— WHAT TO DO —
Leave out all pictures and give back precisely the lines from the line with "What matplotlib code" to the line with "import numpy as np", including those two lines.

***** THE DATA

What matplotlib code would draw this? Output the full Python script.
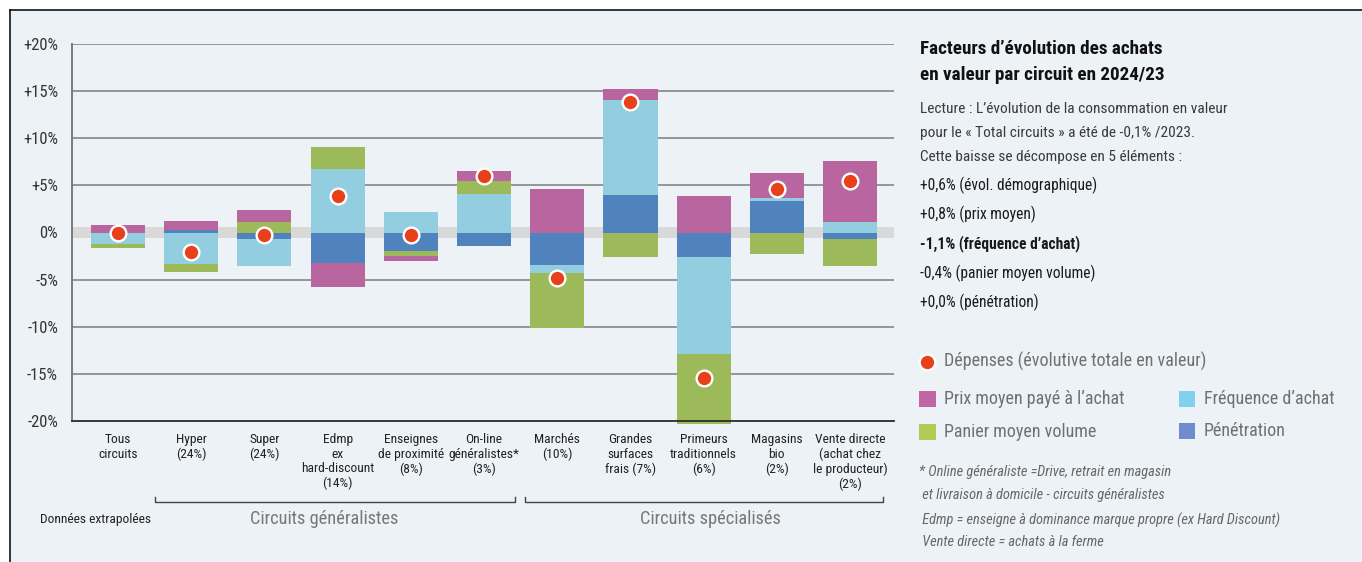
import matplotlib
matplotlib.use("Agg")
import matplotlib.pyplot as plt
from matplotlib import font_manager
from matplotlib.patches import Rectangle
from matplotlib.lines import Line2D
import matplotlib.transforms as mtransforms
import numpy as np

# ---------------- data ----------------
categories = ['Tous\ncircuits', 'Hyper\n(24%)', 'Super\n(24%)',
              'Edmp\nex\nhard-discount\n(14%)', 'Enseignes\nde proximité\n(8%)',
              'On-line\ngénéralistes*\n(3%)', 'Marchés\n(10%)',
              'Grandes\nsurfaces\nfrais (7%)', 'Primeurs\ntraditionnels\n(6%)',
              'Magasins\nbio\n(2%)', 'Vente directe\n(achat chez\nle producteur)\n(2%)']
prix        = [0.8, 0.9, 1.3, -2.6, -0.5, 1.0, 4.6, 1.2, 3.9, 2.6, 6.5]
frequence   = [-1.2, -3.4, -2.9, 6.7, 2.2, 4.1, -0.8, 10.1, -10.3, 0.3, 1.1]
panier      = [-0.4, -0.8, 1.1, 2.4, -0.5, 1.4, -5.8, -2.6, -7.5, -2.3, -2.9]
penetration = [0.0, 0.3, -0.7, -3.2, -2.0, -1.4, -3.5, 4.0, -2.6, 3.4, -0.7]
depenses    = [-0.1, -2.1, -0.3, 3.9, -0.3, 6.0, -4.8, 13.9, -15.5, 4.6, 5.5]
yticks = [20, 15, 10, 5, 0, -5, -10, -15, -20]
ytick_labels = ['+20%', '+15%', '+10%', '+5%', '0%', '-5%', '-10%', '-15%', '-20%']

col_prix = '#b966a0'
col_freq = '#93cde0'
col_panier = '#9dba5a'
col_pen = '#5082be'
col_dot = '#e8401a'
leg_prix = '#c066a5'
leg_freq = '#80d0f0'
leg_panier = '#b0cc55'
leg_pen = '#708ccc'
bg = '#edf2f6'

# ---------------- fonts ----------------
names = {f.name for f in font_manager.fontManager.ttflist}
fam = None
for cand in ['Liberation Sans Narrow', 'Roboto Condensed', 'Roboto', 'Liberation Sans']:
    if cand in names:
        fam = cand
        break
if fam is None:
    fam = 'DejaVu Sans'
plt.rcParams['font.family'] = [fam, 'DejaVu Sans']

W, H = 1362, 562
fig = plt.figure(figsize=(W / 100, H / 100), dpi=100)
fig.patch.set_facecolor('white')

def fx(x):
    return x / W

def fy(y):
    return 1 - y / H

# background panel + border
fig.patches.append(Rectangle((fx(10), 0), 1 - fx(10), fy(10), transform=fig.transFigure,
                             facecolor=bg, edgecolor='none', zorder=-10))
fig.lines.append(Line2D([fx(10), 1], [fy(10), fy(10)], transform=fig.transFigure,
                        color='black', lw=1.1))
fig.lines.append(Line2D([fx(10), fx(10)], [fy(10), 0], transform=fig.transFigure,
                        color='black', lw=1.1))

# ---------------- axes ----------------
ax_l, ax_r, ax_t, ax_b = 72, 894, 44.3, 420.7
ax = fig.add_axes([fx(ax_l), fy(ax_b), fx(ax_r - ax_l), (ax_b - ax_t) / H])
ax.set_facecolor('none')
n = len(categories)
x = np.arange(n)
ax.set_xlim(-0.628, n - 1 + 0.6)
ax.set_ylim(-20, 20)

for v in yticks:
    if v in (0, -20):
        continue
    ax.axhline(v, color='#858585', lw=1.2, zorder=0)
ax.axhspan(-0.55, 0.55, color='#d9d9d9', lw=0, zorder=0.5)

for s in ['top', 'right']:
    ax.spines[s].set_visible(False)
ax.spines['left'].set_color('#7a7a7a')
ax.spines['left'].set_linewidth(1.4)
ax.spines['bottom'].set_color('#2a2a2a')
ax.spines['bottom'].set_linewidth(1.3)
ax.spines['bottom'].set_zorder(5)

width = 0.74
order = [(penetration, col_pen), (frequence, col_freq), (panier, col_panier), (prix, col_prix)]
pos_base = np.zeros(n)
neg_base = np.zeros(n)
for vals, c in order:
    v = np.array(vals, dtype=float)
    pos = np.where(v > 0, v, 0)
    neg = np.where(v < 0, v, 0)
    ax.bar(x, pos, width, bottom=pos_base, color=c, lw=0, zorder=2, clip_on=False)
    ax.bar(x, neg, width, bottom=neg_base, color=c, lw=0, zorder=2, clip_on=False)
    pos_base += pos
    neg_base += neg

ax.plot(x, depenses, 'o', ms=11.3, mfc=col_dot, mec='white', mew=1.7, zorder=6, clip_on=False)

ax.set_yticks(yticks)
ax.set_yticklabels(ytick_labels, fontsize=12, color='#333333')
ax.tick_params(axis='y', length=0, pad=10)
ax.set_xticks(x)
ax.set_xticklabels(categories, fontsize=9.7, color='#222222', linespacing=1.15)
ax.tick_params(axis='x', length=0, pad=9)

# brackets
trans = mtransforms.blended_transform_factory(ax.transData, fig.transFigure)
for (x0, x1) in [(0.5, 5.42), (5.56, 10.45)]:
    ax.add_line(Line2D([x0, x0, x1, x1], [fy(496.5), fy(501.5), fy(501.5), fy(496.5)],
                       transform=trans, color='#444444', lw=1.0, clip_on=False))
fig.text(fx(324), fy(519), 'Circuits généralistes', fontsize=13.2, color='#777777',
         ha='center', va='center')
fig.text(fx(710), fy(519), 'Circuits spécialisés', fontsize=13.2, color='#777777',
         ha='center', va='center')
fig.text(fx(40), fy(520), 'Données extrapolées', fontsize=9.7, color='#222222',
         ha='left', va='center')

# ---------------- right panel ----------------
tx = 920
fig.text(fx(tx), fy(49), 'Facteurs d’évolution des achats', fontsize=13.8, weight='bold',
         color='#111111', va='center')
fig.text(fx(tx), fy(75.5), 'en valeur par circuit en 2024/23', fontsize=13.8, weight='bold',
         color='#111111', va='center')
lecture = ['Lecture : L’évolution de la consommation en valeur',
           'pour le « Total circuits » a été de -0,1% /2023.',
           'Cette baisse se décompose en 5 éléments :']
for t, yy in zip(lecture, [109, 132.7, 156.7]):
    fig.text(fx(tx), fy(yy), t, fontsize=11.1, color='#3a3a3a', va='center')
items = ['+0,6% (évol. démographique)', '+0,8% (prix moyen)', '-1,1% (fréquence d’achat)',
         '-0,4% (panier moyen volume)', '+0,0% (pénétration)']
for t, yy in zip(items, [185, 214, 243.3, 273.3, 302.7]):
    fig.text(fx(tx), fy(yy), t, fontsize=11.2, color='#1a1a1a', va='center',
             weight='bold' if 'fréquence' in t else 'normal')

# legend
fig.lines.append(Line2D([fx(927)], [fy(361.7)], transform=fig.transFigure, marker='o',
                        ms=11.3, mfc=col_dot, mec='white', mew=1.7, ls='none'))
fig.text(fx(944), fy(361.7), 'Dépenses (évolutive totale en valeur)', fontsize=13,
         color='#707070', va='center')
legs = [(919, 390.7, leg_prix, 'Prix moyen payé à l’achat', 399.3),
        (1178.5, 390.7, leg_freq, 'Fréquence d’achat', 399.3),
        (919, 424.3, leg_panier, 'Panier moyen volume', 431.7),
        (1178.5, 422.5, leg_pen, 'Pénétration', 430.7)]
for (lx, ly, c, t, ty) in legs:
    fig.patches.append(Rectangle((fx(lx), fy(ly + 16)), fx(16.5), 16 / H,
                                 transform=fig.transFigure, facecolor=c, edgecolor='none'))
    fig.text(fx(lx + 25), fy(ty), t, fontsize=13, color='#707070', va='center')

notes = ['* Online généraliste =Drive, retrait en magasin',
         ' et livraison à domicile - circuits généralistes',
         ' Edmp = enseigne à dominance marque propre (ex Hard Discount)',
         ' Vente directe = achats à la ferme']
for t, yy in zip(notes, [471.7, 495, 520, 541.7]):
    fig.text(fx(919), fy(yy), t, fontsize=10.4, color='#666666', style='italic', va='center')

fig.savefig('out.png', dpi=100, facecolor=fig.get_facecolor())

**********
***** THE DATA

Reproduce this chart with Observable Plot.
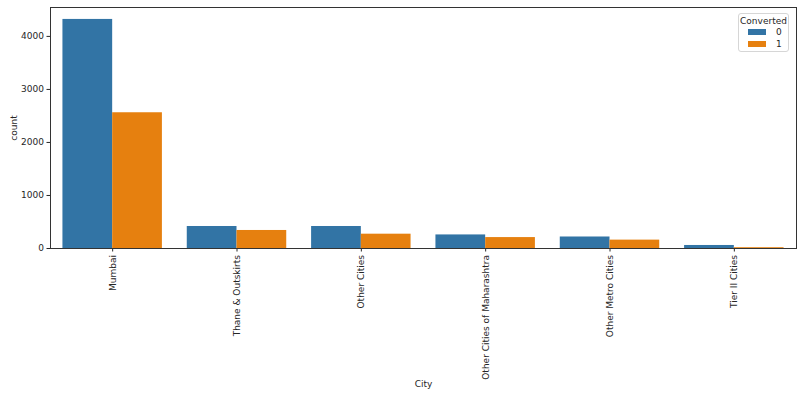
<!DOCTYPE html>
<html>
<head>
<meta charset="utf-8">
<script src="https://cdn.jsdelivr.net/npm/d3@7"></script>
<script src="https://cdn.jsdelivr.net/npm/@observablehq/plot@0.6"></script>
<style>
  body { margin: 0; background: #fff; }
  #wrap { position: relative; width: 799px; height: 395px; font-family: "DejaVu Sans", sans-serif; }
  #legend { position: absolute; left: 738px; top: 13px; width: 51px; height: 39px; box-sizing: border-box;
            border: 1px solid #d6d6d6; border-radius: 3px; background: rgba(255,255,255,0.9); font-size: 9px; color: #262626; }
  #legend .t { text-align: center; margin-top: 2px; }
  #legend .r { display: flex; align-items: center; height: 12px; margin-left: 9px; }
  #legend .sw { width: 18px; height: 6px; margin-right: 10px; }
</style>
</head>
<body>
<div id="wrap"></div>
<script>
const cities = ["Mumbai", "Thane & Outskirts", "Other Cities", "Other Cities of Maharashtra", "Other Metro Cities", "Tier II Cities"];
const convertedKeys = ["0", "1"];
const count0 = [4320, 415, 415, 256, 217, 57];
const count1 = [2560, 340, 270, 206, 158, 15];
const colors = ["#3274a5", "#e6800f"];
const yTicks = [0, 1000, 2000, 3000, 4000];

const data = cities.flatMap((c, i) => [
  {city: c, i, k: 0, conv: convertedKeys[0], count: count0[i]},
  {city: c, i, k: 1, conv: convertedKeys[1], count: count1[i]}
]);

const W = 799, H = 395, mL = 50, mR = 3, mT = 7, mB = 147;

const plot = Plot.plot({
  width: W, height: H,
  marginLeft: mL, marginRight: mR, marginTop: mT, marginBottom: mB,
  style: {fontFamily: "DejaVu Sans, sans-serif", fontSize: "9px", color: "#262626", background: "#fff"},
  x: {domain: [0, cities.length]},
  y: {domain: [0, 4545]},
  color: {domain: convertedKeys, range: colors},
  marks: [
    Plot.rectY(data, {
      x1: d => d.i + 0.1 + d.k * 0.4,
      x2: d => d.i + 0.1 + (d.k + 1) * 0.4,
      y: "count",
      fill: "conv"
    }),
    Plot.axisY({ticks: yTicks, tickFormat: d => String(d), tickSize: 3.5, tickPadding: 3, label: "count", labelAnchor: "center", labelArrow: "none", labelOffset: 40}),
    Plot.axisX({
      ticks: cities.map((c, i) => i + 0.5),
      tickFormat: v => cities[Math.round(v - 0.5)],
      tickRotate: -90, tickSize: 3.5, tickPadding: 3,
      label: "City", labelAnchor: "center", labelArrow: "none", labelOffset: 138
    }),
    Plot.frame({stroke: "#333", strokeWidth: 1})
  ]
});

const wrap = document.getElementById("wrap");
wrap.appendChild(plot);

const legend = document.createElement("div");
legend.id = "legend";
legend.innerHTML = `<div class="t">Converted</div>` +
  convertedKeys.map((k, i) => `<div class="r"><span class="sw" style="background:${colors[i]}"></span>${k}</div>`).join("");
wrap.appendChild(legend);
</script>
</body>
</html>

**********

— FULL RESPONSE —
What matplotlib code would draw this? Output the full Python script.
import matplotlib
matplotlib.use("Agg")
import matplotlib.pyplot as plt
from matplotlib import font_manager
from matplotlib.patches import Rectangle
from matplotlib.lines import Line2D
import matplotlib.transforms as mtransforms
import numpy as np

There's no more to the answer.